Mas infelizmente, essas conquistas foram pausadas em 2020, quando Bruna e sua página sofreram muitos ataques e linchamentos virtuais onde a acusaram de plágio. Mas como toda a origem de suas criações sempre foram produzidas com inspiração em alguém ou algum momento marcante, isso confortou a pedagoga em meio a tantas agressões verbais que sofreu na época.

“Meu psicológico ficou bem afetado. Foi quando eu vi que nem todo mundo está lá com você. Achei muito importante esse momento, que foi um divisor de águas e onde resgatei meu propósito, o que me salvou foi minha jornada, foi saber que eu sempre fiz feira, pintei instituição, fazia coisa de graça.
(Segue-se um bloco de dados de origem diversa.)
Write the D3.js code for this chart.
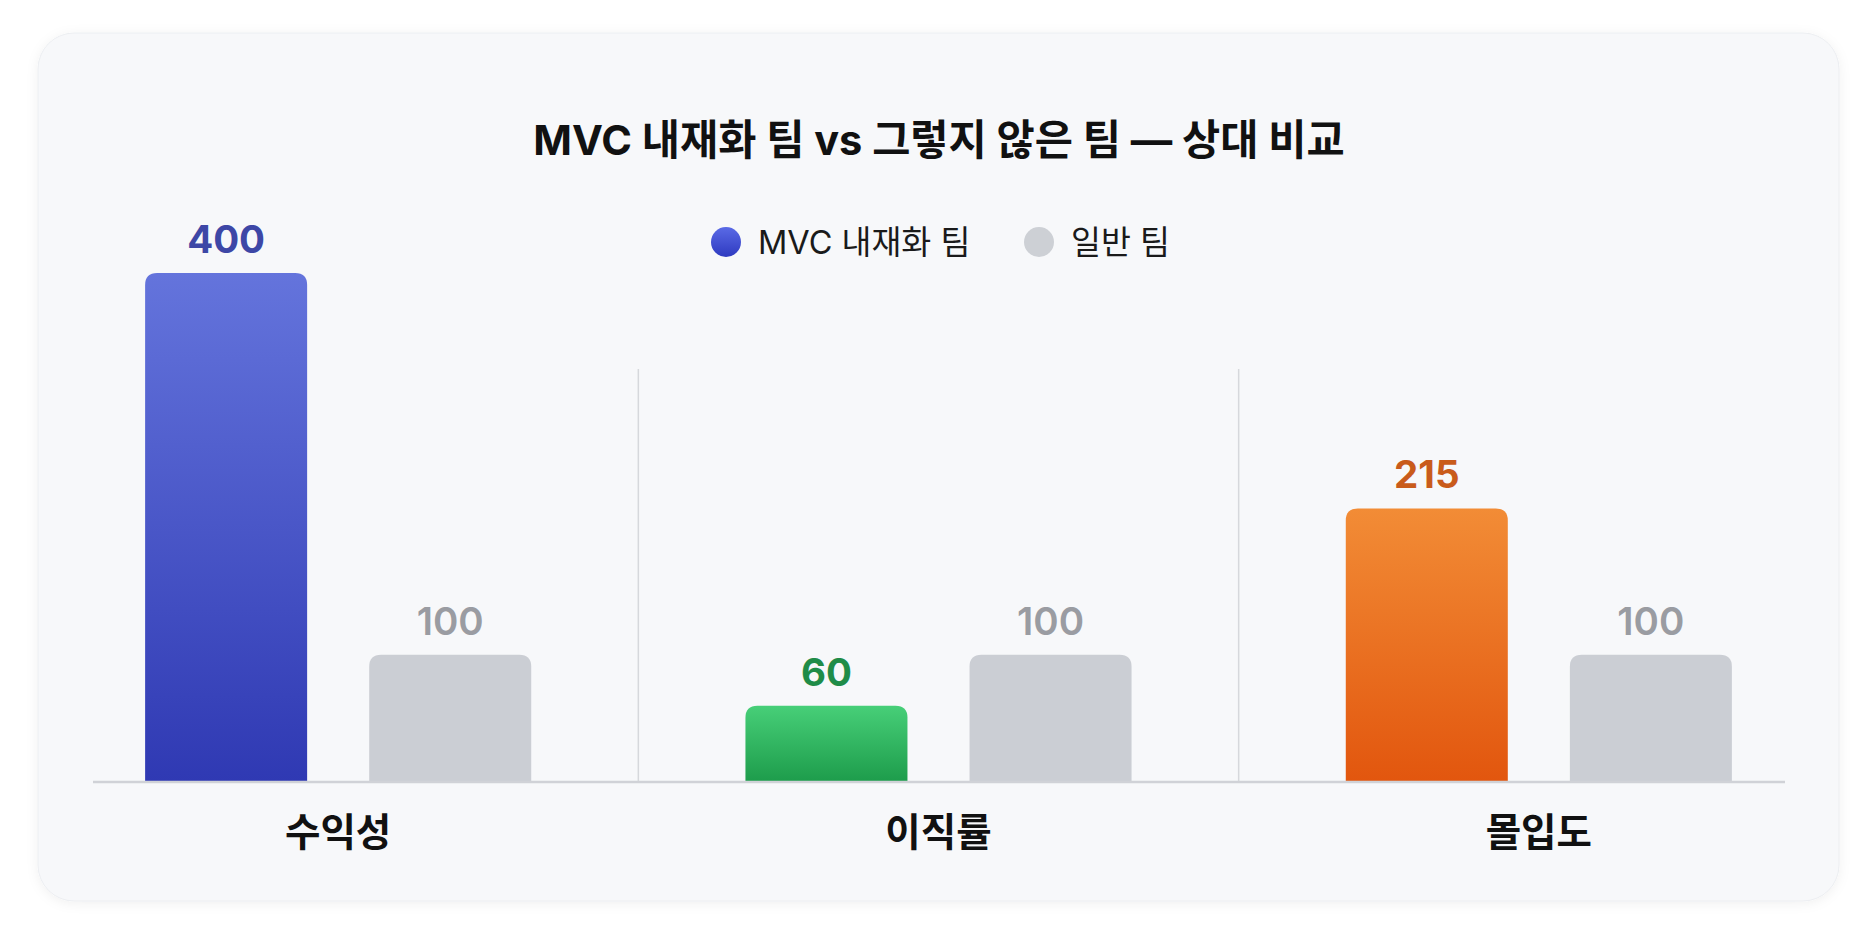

Então, sabia que meu trabalho não era virtual, meu trabalho era presencial”, argumenta.

Foi preciso muito discernimento e cuidado psicológico para que toda aquela trajetória não acabasse, mas Bruna se reestabeleceu, relembrou a essência da Imagine e Desenhe e continua até hoje levando sua arte para os corações da quebrada.

Com base nisso, ela estruturou ainda mais o propósito da Imagine e Desenhe, segue subindo nas redes conteúdos que representem as famílias periféricas, mas sempre reforçando que ter o contato com essas vidas e as levando para potencializar as ações é o combustível maior para que toda essa luta se evidencie cada vez mais.

“A Imagine é uma empresa registrada, bonitinho, como uma empresa, pago MEI, faço prestação de serviço e vivo hoje, há 2 anos, da minha arte, em pandemia e no Brasil. E é isso!”, conta ela, orgulhosa do seu trabalho construído com tanta dedicação.

Atualmente, Bruna Bandeira além de viver da sua arte, seja dentro ou fora das redes sociais, faz parte do grupo Mulheres do Brasil, onde apoia as meninas jovens e periféricas em seus trabalhos e projetos de vida.